Strategic Insights for High-Growth Startups Entering the Public Markets

For venture-backed startups and high-profile tech companies preparing for an initial public offering (IPO), this shifting regulatory landscape changes the calculus of going public. While the SEC's proposal aims to make public markets more attractive by lowering the compliance overhead of being a public company, adopting a semi-annual reporting schedule carries hidden strategic risks. If a newly public startup elects to hide behind a six-month reporting blind spot, it may inadvertently trigger a "transparency discount" from the market. Institutional investors will rely on expert networks and alternative data to piece together a company’s performance anyway, meaning the lack of a formal 10-Q primarily starves retail investors of verified information. For buzzier tech and AI startups that heavily rely on retail investor enthusiasm to sustain high valuations post-IPO, opting out of quarterly disclosures could severely damage market sentiment, reduce liquidity, and invite intense public skepticism.

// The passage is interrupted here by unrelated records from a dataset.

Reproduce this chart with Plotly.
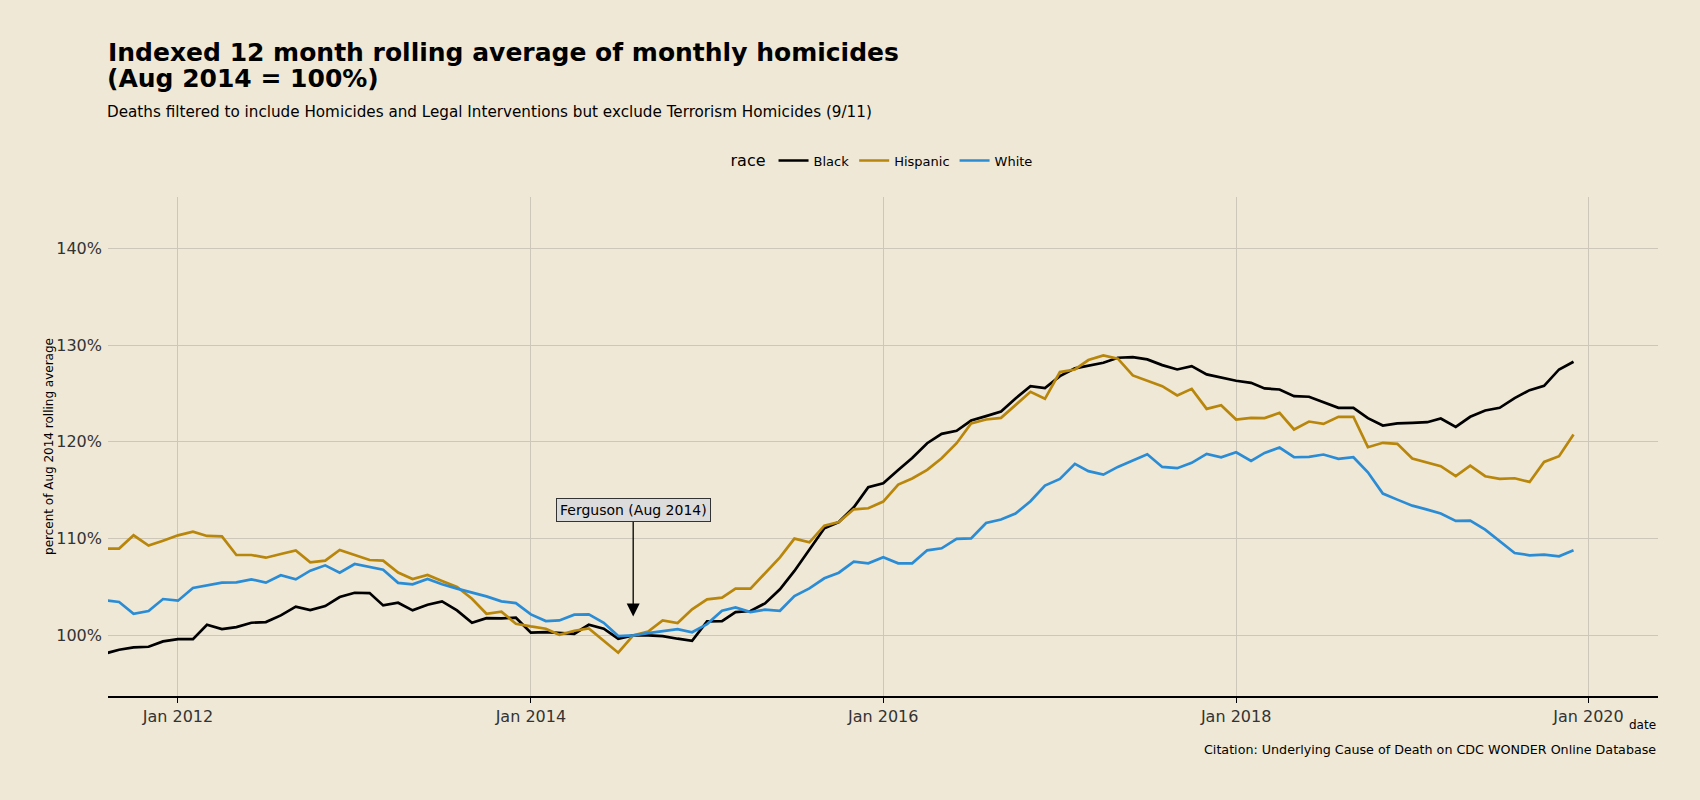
import pandas as pd
import plotly.graph_objects as go

dates = pd.date_range("2011-08-01", periods=101, freq="MS")

black = [98.10, 98.52, 98.76, 98.83, 99.38, 99.62, 99.62, 101.10, 100.66, 100.86,
         101.31, 101.38, 102.07, 102.97, 102.62, 103.03, 103.97, 104.41, 104.38, 103.10,
         103.38, 102.59, 103.17, 103.52, 102.59, 101.31, 101.79, 101.76, 101.83, 100.28,
         100.34, 100.24, 100.17, 101.10, 100.69, 99.66, 100.00, 100.00, 99.93, 99.66,
         99.45, 101.45, 101.48, 102.41, 102.52, 103.31, 104.76, 106.66, 108.90, 111.07,
         111.72, 113.24, 115.31, 115.72, 117.10, 118.34, 119.86, 120.83, 121.14, 122.20,
         122.66, 123.14, 124.48, 125.76, 125.55, 126.79, 127.59, 127.83, 128.17, 128.69,
         128.76, 128.52, 127.93, 127.48, 127.83, 126.97, 126.62, 126.31, 126.10, 125.52,
         125.41, 124.72, 124.66, 124.10, 123.52, 123.52, 122.45, 121.69, 121.90, 121.97,
         122.03, 122.41, 121.55, 122.59, 123.24, 123.52, 124.52, 125.34, 125.79, 127.48,
         128.28]

hispanic = [108.97, 108.97, 110.34, 109.28, 109.79, 110.34, 110.72, 110.28, 110.24, 108.31,
            108.31, 108.03, 108.41, 108.79, 107.55, 107.72, 108.83, 108.34, 107.79, 107.72,
            106.50, 105.83, 106.24, 105.62, 105.00, 103.79, 102.24, 102.45, 101.21, 100.93,
            100.69, 100.07, 100.48, 100.72, 99.48, 98.21, 100.00, 100.41, 101.55, 101.28,
            102.70, 103.72, 103.90, 104.83, 104.83, 106.41, 108.07, 110.00, 109.62, 111.34,
            111.72, 113.03, 113.14, 113.83, 115.59, 116.21, 117.10, 118.31, 119.86, 121.90,
            122.31, 122.48, 123.76, 125.17, 124.45, 127.21, 127.48, 128.45, 128.93, 128.59,
            126.86, 126.34, 125.76, 124.79, 125.48, 123.41, 123.79, 122.31, 122.48, 122.45,
            123.00, 121.28, 122.10, 121.86, 122.59, 122.59, 119.45, 119.90, 119.79, 118.28,
            117.90, 117.48, 116.45, 117.55, 116.45, 116.17, 116.24, 115.86, 117.93, 118.52,
            120.76]

white = [103.66, 103.45, 102.24, 102.52, 103.76, 103.59, 104.90, 105.17, 105.45, 105.48,
         105.79, 105.45, 106.21, 105.79, 106.69, 107.24, 106.48, 107.38, 107.03, 106.79,
         105.43, 105.28, 105.83, 105.28, 104.83, 104.41, 104.03, 103.52, 103.34, 102.17,
         101.48, 101.55, 102.14, 102.17, 101.31, 99.93, 100.00, 100.24, 100.48, 100.65,
         100.33, 101.17, 102.55, 102.90, 102.41, 102.66, 102.55, 104.07, 104.86, 105.90,
         106.48, 107.62, 107.45, 108.07, 107.45, 107.45, 108.79, 109.00, 109.97, 110.03,
         111.62, 111.97, 112.59, 113.86, 115.48, 116.17, 117.72, 116.97, 116.62, 117.41,
         118.07, 118.72, 117.41, 117.28, 117.83, 118.76, 118.41, 118.93, 118.03, 118.86,
         119.41, 118.41, 118.45, 118.69, 118.24, 118.41, 116.86, 114.66, 114.03, 113.41,
         113.00, 112.59, 111.83, 111.86, 110.93, 109.72, 108.52, 108.28, 108.34, 108.17,
         108.79]

y_ticks = [100, 110, 120, 130, 140]
y_tick_labels = ["100%", "110%", "120%", "130%", "140%"]

series = [("Black", black, "#000000"),
          ("Hispanic", hispanic, "#b8860b"),
          ("White", white, "#2b8cd6")]

FONT = "DejaVu Sans"
BG = "#efe8d6"

fig = go.Figure()
for name, vals, col in series:
    fig.add_trace(go.Scatter(x=dates, y=vals, mode="lines", name=name,
                             line=dict(color=col, width=2.7)))

fig.update_layout(
    width=1700, height=800,
    paper_bgcolor=BG, plot_bgcolor=BG,
    font=dict(family=FONT, color="#000000"),
    margin=dict(l=108, r=42, t=197, b=104),
    title=dict(text="<b>Indexed 12 month rolling average of monthly homicides</b>",
               x=0, xref="paper", xanchor="left", y=0.935, yref="container", yanchor="middle",
               font=dict(size=25, family=FONT, color="#000000")),
    legend=dict(orientation="h", x=0.5, xanchor="center", y=1.072, yanchor="middle",
                title=dict(text="race", font=dict(size=16)),
                font=dict(size=13), bgcolor="rgba(0,0,0,0)", itemwidth=30),
    showlegend=True,
)

fig.update_xaxes(
    range=["2011-08-09", "2020-05-24"],
    tick0="2012-01-01", dtick="M24", tickformat="%b %Y",
    showgrid=True, gridcolor="#cdc7b9", gridwidth=1,
    showline=True, linecolor="#000000", linewidth=1.5,
    ticks="outside", ticklen=5, tickcolor="#000000",
    tickfont=dict(size=16, color="#333333"),
    zeroline=False,
)
fig.update_yaxes(
    range=[93.74, 145.3],
    tickmode="array", tickvals=y_ticks, ticktext=y_tick_labels,
    showgrid=True, gridcolor="#cdc7b9", gridwidth=1,
    showline=False, ticks="", zeroline=False, ticklabelstandoff=5,
    tickfont=dict(size=16, color="#333333"),
    title=dict(text="percent of Aug 2014 rolling average", font=dict(size=12), standoff=0),
)

fig.add_annotation(text="<b>(Aug 2014 = 100%)</b>",
                   xref="paper", yref="paper", x=-0.002, y=1.2365, xanchor="left", yanchor="middle",
                   showarrow=False, font=dict(size=25, family=FONT, color="#000000"))
fig.add_annotation(text="Deaths filtered to include Homicides and Legal Interventions but exclude Terrorism Homicides (9/11)",
                   xref="paper", yref="paper", x=-0.002, y=1.170, xanchor="left", yanchor="middle",
                   showarrow=False, font=dict(size=15.2, family=FONT, color="#000000"))
fig.add_annotation(text="date", xref="paper", yref="paper", x=1, y=-0.058,
                   xanchor="right", yanchor="middle", showarrow=False,
                   font=dict(size=12, color="#000000"))
fig.add_annotation(text="Citation: Underlying Cause of Death on CDC WONDER Online Database",
                   xref="paper", yref="paper", x=1, y=-0.108,
                   xanchor="right", yanchor="middle", showarrow=False,
                   font=dict(size=12.7, color="#000000"))
fig.add_annotation(text="Ferguson (Aug 2014)", x=dates[36], y=black[36], xref="x", yref="y",
                   showarrow=True, ax=0, ay=-125, standoff=19,
                   arrowhead=2, arrowsize=2, arrowwidth=1.3, arrowcolor="#000000",
                   bgcolor="#dcdcdc", bordercolor="#333333", borderwidth=1, borderpad=3,
                   font=dict(size=14, color="#000000"))

fig.write_html("out.html", config={"displayModeBar": False},
               post_script="document.body.style.margin='0';document.body.style.background='#efe8d6';")
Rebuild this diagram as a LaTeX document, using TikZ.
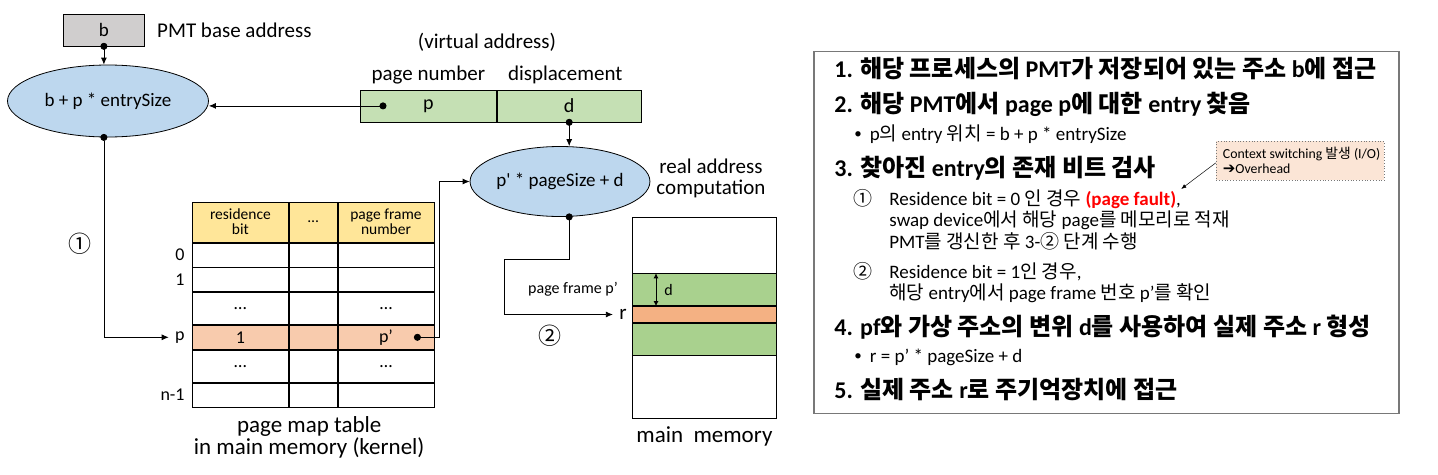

Operational Impact and Investor Relations Guidance for Founders

The primary takeaway for founders is that regulatory permission does not equate to market acceptance. Even if this SEC proposal becomes law, startups preparing for an IPO or navigating early public life should plan to maintain a disciplined quarterly disclosure cadence as a matter of best practice. Voluntarily adhering to the standard quarterly timeline signals corporate maturity, financial health, and a commitment to transparency that builds long-term investor trust. Practically, founders should work with their Chief Financial Officer and legal counsel to build internal accounting infrastructure capable of robust quarterly reporting from day one, rather than trying to save short-term costs by shifting to a semi-annual model. If your company eventually decides a semi-annual schedule is absolutely necessary for operational focus, you must proactively mitigate the fallout by implementing alternative communication channels, such as releasing condensed monthly revenue and balance sheet metrics, to ensure the market remains informed and to prevent catastrophic stock volatility during a six-month information vacuum.